I asked a question above about obvious errors on the preceding two photos. Did anyone see any? Of course it is easy for me to see because I made and corrected those fupas. I will point them out this post and add a couple.
The pic below circles the areas that were corrected in green. Starting from the top left's green circle the common output tube cathode capacitor is an electrolytic 1000uf that IS installed correctly with + oriented toward the cathode. When I replaced the strapped 100 ohm resistor with a 150 ohm it was placed in reverse as shown in the picture in question blowing the cap.
The middle circled circuit is a bonus addition of a snubber circuit given to me by the audio god's disciple while eating a late dinner and browsing. This circuit separates the audio ground from chassis ground. This helps to eliminate more background noise. It helped the clone even further reduce a faint buzz after what the OP tranny observation with screws played on hum.
The bottom circled input cable connection shows the correct way to install a shield provided by the made up cable. The shield is connected to both grounds of the inputs and floating at the outer end(cut short about an inch from the input tubes cathodes and sealed inside the outer layer of the cable). As shown in the questioned pic wrapping the silver wire around the two insulated conductors in that fashion created an antenna that basically picks up all the noise in the clone's circuits. When it was powered up the hiss was loud and the amp started oscillating in short order. When I was making the cable there was 2' of silver wire left so I though why not. Wrong!
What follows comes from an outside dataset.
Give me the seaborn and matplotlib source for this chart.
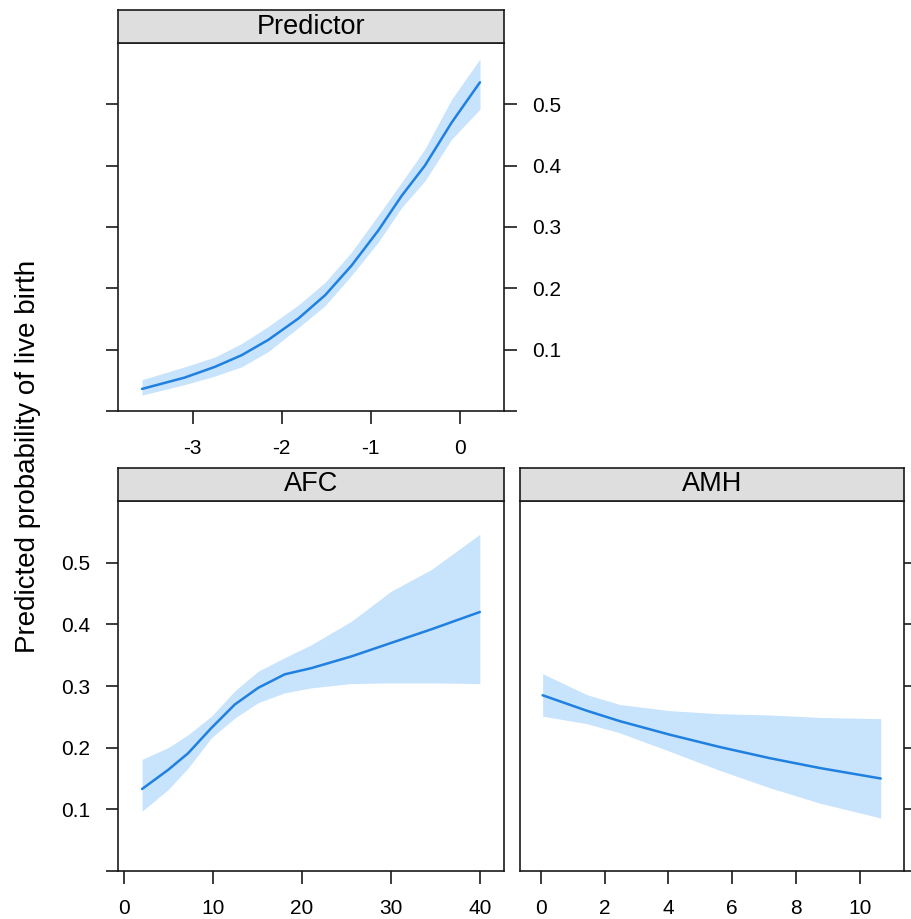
import matplotlib
matplotlib.use("Agg")
import matplotlib.pyplot as plt
import seaborn as sns
import pandas as pd

sns.set_theme(style="white")
plt.rcParams['font.family'] = ['Liberation Sans', 'DejaVu Sans']

# ---- data ----
pred_x     = [-3.57, -3.09, -2.75, -2.45, -2.15, -1.81, -1.51, -1.215, -0.915, -0.65, -0.39, -0.09, 0.23]
pred_fit   = [0.036, 0.0545, 0.072, 0.091, 0.116, 0.151, 0.189, 0.237, 0.294, 0.351, 0.400, 0.470, 0.536]
pred_lower = [0.026, 0.043, 0.057, 0.072, 0.097, 0.136, 0.172, 0.221, 0.275, 0.332, 0.375, 0.443, 0.492]
pred_upper = [0.051, 0.072, 0.088, 0.110, 0.138, 0.173, 0.210, 0.259, 0.319, 0.373, 0.427, 0.508, 0.574]

afc_x     = [2.0, 4.93, 7.18, 9.8, 12.43, 15.06, 18.06, 21.05, 25.55, 30.05, 34.56, 40.0]
afc_fit   = [0.133, 0.164, 0.191, 0.232, 0.270, 0.297, 0.319, 0.329, 0.348, 0.370, 0.392, 0.420]
afc_lower = [0.097, 0.132, 0.167, 0.216, 0.248, 0.273, 0.289, 0.297, 0.304, 0.305, 0.305, 0.304]
afc_upper = [0.181, 0.200, 0.221, 0.251, 0.292, 0.324, 0.346, 0.367, 0.405, 0.454, 0.489, 0.546]

amh_x     = [0.06, 1.44, 2.48, 4.05, 5.62, 7.18, 8.75, 10.66]
amh_fit   = [0.285, 0.260, 0.243, 0.221, 0.201, 0.183, 0.167, 0.150]
amh_lower = [0.251, 0.239, 0.224, 0.194, 0.163, 0.135, 0.110, 0.086]
amh_upper = [0.320, 0.286, 0.270, 0.260, 0.255, 0.253, 0.249, 0.247]

panel_titles = ["Predictor", "AFC", "AMH"]
pred_ticks = [-3, -2, -1, 0]
afc_ticks = [0, 10, 20, 30, 40]
amh_ticks = [0, 2, 4, 6, 8, 10]
y_ticks = [0.0, 0.1, 0.2, 0.3, 0.4, 0.5]
y_ticklabels = ["", "0.1", "0.2", "0.3", "0.4", "0.5"]
ylabel = "Predicted probability of live birth"

LINE = "#1f80e0"
BAND = "#c8e3fc"
STRIP = "#dedede"
EDGE = "#1a1a1a"
TXT = "#000000"

W, H = 911, 919
fig = plt.figure(figsize=(W / 100, H / 100), dpi=100)


def box(l, t, r, b):
    return [l / W, 1 - b / H, (r - l) / W, (b - t) / H]


def make_panel(rect, strip_rect, title, x, fit, lo, hi, xlim, xticks,
               left_ticks, left_labels, right_ticks, right_labels):
    ax = fig.add_axes(box(*rect))
    df = pd.DataFrame({"x": x, "fit": fit, "lo": lo, "hi": hi})
    ax.fill_between(df["x"], df["lo"], df["hi"], color=BAND, linewidth=0, zorder=1)
    sns.lineplot(data=df, x="x", y="fit", ax=ax, color=LINE, linewidth=1.8, zorder=2)
    ax.set_xlim(*xlim)
    ax.set_ylim(0.0, 0.6)
    ax.set_xticks(xticks)
    ax.set_xticklabels([str(t) for t in xticks])
    ax.set_yticks(y_ticks)
    ax.set_yticklabels(y_ticklabels)
    ax.set_xlabel("")
    ax.set_ylabel("")
    for s in ax.spines.values():
        s.set_visible(True)
        s.set_color(EDGE)
        s.set_linewidth(1.2)
    ax.tick_params(axis="x", which="both", direction="out", length=9, width=1.2,
                   color=EDGE, labelsize=15, pad=11, bottom=True, top=False,
                   labelbottom=True, labeltop=False)
    ax.tick_params(axis="y", which="both", direction="out", length=9, width=1.2,
                   color=EDGE, labelsize=15, pad=11,
                   left=left_ticks, labelleft=left_labels,
                   right=right_ticks, labelright=right_labels)
    for lab in ax.get_xticklabels() + ax.get_yticklabels():
        lab.set_color(TXT)
    ax.set_facecolor("white")
    ax.grid(False)

    sax = fig.add_axes(box(*strip_rect))
    sax.set_facecolor(STRIP)
    sax.set_xticks([])
    sax.set_yticks([])
    for s in sax.spines.values():
        s.set_visible(True)
        s.set_color(EDGE)
        s.set_linewidth(1.2)
    sax.text(0.5, 0.5, title, ha="center", va="center", fontsize=19.5,
             color=TXT, transform=sax.transAxes)
    return ax


make_panel((118, 43, 504, 411), (118, 10, 504, 43), panel_titles[0],
           pred_x, pred_fit, pred_lower, pred_upper, (-3.84, 0.50), pred_ticks,
           True, False, True, True)
make_panel((118, 501, 504, 871), (118, 468, 504, 501), panel_titles[1],
           afc_x, afc_fit, afc_lower, afc_upper, (-0.71, 42.72), afc_ticks,
           True, True, False, False)
make_panel((520, 501, 904, 871), (520, 468, 904, 501), panel_titles[2],
           amh_x, amh_fit, amh_lower, amh_upper, (-0.65, 11.39), amh_ticks,
           False, False, True, False)

fig.text(28 / W, 1 - 456 / H, ylabel, rotation=90, ha="center", va="center",
         fontsize=20, color=TXT)

fig.savefig("out.png", dpi=100, facecolor="white")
So again I answered my questions with more questions that leads too good success
The pics below expand on the metal covers removal from the Edcor recommend output trannies of the Zkit1 that were installed in my kit and used in the clone. Edcor does not heavy coat trannies with lacquer that are destined for the bell covers. The coating can be easily nicked even with careful handling unlike the transformers without covers that have a heavy coat and protective metal cover on the perimeter of laminations. As can be seen in this pic the circled part of the lamination corner edged has a slight scraping. It was most likely caused from rubbing the
deburred edge of the clone's top plate while I was trying to figure out a mounting scheme. So it don't take much to mar the soft laminations!
This magnified pic shows the bridging of laminations that resulted. This little slight short caused the otherwise stable Edcors to saturate very easily when the right channel Crystal speaker started to impose its own impedance.
I used a brass brush to work the shorted bridge out as seen below.
I now have 35 hours music playing time on the clone. It just keeps improving. I am starting to pick up errors on CDs never noticed before. Kind of like time slows down and those errors are given more time to show. In reality, the errors are expanding nuances on themselves with the clone. Meaning, when played back on a phone with headphones and knowing where to look the error is a quick blip that is hardly noticeable.